I haven’t figured out the dates, but I am definitely going somewhere when I hand in my final paper. I also haven’t figured out the place. In fact, nothing is figured, but that I have itchy feet, and want to throw myself into someplace different before I come back to Georgetown for the teaching I’ll be doing in July. I won’t have all the time up til July free, because I’ll need to be in DC to develop the syllabus and I should be working in the writing center in the summer too (assuming it does open again this summer… it all feels a little un-pinned down.) Also, my friend Helen needs to leave the US to come back in on a tourist visa now when her studies at Georgetown finish, in order do a Melbourne University art history class in New York, which may mean a joint trip. Though I think, after a particular place in Mexico’s San Luis Potosi that she wants to go to, she’s more interested in desert islands than deserts.
Candidates? Well:
-Fly into Costa Rica and then go down to Panama.
-Fly in Mexico or Guatemala (a cheaper flight) and then go in search of a surrealist park that Helen wants to see.
-Fly into El Paso and then enter Mexico via Ciudad Juarez, and maybe head down to the Copper Canyon region.
-Live the dream I dreamt for Spring Break—a bit of Texas (desert-y Texas), New Mexico, Utah, and maybe some Arizona and Colorado too.
Going up to areas of Canada I don’t already know is also a cheap-ish possibility.
They’re my primary interests right now. I’ll probably have about three weeks I can afford to be away. How strange! Tomorrow I should stop by the health service and find out what shots cost, in case Panama wins the day. (Yellow Fever shot… also precautionary anti-Malarial medication.)
In the mean time: studies. It all continues.
I’ll find time later to write a few words about a poetry reading I attended Sunday night, but at the moment my mind is firmly ensconced in: Anne Carson, Carolyn Forché, George Eliot and Milton. I read Book X of Paradise Lost earlier today and I’m thinking my way through the short paper I’ll write on it for tomorrow, about the sounds associated with the punishment both of the denizens of hell (I just like the word denizens) and of Adam and Eve.
I spoke to Professor Ragussis yesterday, and he’s very happy for me to work on the epigraphs in George Eliot’s Daniel Deronda—I’m so glad.

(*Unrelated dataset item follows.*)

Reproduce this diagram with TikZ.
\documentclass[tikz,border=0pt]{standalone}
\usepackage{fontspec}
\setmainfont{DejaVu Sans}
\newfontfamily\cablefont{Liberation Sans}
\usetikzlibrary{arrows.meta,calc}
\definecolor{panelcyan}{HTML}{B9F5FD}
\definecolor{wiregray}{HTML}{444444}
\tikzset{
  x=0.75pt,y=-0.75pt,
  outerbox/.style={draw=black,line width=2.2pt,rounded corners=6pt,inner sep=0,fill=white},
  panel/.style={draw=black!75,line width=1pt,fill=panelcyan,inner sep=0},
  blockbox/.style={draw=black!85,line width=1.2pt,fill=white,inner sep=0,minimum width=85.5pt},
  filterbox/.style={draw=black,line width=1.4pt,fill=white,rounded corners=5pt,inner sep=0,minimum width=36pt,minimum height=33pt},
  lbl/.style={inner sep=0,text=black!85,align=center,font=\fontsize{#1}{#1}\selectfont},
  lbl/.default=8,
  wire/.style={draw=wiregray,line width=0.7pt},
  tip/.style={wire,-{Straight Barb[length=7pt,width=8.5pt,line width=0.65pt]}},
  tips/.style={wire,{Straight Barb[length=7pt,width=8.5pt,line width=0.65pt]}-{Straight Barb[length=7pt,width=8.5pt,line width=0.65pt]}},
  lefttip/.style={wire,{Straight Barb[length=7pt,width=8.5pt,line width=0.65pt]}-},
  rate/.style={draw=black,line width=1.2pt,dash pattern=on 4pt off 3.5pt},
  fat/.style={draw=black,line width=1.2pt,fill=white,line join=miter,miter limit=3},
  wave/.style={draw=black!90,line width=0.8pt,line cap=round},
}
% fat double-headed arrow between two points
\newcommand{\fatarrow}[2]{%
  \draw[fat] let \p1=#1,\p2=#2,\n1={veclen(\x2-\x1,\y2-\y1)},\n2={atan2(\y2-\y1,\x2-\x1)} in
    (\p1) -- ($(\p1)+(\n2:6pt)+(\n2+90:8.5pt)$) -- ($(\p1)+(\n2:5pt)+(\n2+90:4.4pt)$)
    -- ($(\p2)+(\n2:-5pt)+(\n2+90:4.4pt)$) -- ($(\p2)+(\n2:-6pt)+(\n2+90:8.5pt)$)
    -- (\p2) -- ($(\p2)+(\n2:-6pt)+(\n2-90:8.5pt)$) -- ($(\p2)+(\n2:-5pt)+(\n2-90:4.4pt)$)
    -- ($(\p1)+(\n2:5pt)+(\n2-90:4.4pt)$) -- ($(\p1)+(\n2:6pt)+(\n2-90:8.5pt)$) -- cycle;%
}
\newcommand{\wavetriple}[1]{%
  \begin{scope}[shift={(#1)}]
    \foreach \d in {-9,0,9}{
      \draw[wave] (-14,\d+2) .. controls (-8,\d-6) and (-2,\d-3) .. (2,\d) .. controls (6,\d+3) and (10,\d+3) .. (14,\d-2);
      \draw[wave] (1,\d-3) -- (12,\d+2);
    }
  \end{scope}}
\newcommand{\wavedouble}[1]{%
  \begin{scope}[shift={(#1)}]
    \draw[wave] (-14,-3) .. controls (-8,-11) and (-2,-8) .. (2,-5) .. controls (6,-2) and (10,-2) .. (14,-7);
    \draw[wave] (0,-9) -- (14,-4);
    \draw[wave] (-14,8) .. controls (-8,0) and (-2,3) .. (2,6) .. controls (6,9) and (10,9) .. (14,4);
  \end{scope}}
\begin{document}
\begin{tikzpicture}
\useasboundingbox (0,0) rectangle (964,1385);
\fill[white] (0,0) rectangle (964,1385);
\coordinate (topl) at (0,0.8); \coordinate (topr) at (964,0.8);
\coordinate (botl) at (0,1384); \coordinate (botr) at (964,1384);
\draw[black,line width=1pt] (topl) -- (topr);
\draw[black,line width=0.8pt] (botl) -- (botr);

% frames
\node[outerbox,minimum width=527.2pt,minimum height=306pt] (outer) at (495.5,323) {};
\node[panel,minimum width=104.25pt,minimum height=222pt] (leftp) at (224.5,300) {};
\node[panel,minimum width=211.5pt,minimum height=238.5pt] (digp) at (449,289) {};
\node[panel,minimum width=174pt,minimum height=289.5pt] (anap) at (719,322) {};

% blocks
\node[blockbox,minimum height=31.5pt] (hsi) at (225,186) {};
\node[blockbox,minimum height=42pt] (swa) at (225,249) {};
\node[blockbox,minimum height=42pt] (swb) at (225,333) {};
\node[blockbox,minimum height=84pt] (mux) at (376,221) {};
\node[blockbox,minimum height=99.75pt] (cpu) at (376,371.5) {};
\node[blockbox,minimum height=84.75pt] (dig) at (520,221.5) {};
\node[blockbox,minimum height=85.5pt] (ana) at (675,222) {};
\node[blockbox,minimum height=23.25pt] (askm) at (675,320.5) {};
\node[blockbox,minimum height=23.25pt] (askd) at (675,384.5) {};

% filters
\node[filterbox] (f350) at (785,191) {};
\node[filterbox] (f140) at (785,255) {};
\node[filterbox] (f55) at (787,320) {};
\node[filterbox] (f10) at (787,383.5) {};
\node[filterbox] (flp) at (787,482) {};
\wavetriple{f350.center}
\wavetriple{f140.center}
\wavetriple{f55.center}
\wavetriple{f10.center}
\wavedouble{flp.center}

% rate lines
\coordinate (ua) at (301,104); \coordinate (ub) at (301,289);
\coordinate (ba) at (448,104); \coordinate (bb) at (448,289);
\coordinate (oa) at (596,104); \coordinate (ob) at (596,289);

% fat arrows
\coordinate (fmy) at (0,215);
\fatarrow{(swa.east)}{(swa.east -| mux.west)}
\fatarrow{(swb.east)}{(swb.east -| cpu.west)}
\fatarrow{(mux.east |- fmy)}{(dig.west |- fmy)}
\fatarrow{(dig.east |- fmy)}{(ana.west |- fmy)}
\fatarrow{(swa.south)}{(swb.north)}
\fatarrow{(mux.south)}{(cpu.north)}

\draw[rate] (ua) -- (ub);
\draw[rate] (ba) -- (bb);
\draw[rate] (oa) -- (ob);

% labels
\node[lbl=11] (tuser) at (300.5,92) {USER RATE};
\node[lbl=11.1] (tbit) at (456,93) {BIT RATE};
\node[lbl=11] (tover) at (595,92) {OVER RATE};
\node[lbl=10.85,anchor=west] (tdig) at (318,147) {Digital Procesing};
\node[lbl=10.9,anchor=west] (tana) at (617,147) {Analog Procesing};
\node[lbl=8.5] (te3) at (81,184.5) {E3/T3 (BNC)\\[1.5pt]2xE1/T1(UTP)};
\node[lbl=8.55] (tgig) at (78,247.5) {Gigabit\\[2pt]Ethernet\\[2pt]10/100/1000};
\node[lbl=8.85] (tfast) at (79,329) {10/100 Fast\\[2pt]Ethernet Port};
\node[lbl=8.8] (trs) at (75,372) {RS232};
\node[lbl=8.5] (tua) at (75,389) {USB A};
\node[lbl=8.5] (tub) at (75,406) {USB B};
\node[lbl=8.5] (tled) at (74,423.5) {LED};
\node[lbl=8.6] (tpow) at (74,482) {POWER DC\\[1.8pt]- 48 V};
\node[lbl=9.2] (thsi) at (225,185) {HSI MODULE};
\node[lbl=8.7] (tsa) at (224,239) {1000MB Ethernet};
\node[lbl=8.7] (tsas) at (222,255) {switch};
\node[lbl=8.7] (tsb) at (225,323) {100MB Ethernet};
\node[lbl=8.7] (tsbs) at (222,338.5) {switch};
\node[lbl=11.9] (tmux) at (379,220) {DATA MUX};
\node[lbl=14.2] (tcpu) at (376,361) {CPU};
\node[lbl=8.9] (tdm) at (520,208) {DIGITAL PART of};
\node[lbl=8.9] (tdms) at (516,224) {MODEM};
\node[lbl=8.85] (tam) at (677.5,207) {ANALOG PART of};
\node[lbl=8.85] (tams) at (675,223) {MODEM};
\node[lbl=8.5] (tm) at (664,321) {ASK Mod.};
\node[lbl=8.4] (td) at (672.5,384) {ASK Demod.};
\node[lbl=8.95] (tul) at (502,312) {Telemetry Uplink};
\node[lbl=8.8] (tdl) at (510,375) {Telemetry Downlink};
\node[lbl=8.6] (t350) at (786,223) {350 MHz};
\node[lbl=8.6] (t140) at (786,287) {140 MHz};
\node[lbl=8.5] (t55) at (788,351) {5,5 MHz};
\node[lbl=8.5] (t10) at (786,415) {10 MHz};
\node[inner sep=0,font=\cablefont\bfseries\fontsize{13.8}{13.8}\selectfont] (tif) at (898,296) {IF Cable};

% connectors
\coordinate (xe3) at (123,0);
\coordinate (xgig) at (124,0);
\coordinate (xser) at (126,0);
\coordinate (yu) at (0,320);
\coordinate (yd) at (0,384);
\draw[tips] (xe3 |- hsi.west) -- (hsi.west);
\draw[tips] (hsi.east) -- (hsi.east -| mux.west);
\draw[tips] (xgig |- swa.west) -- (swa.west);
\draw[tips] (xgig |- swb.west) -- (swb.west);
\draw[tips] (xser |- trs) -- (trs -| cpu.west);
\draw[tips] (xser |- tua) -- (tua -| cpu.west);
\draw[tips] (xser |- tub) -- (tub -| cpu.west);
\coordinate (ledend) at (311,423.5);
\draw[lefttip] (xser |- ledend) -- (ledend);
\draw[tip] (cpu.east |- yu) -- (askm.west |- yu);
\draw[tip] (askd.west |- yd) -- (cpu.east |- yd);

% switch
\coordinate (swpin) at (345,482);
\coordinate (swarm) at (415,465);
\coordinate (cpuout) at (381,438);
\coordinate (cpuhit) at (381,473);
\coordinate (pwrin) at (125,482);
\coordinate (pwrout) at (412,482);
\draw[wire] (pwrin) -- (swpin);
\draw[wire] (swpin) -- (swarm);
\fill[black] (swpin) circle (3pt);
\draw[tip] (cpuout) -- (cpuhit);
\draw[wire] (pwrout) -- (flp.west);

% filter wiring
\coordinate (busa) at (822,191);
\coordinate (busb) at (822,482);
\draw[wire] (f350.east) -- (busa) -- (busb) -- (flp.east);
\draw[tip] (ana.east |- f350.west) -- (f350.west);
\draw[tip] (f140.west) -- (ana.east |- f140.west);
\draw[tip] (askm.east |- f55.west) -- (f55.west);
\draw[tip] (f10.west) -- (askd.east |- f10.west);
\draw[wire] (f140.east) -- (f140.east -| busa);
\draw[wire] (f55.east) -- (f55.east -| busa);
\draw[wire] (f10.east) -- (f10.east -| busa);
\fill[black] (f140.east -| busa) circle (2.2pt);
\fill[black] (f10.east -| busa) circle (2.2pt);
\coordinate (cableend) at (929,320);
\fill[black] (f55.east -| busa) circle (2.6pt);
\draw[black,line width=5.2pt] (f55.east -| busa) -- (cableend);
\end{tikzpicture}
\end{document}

I remember being fascinated by the epigraphs in Middlemarch—and the opening epigraph of Daniel Deronda is a doozy—and Eliot-authored. (It reminds me in its quite sweeping address of the opening paragraph of Middlemarch, and due to its length it almost seems like more of a first paragraph and an epigraph.) So, I have to read Bakhtin and some other bits and pieces, find embedded quotations within chapters, and see how the dialogue between these and the epigraphs works. As Cher in Clueless would say with a squeak, “Ooh! Project!” Yes, I realise that I really do know how to bring the tone down again. It’s not all lofty heights in my mind…
I’m excited by a new anthology from Graywolf Press, New European Poets. (Also, incidentally, the press publishing Monica Youn, who I saw read at the Library of Congress a while ago.) The book has an amazing array of poets, and covers (I think) all the countries of Europe except those tiny enclaves San Marino, Andorra and Monaco. (I don’t entirely know what’s going to happen when I get to these places in the Independence Day Project. I don’t want to admit defeat!) The only thing that I do find a little depressing is its design. The cover looks like a green “European Poetry for Dummies” or a computer manual. I’m going to solve this for my own copy by covering it in plain brown paper and then decorating. (I wonder if I have tape in this apartment?)
I’m in love, recently, with the art project 20 x 200. Limited edition prints (beautiful quality) of arts of work for $20. Well, $28.50 once you add in the postage etc. Which, though it increases the price by almost 50 percent, doesn’t make it less of a bargain.
Early this afternoon, along with Paradise Lost, I read a book about deserts—another desolate landscape, so I suppose I could connect the two by more than their happening to dovetail in my reading. Terry Tempest Williams. I’ve long wanted to read more of her work. Perhaps in the summer. Though I was thinking, when I go away, I may just take something ancient with me. I’m thinking of following Kapuściński’s example and going with Herodotus. How very English Patient of me.
Oh, and some good news from home. I’ll have a couple of poems coming out in ALR soon. Lovely.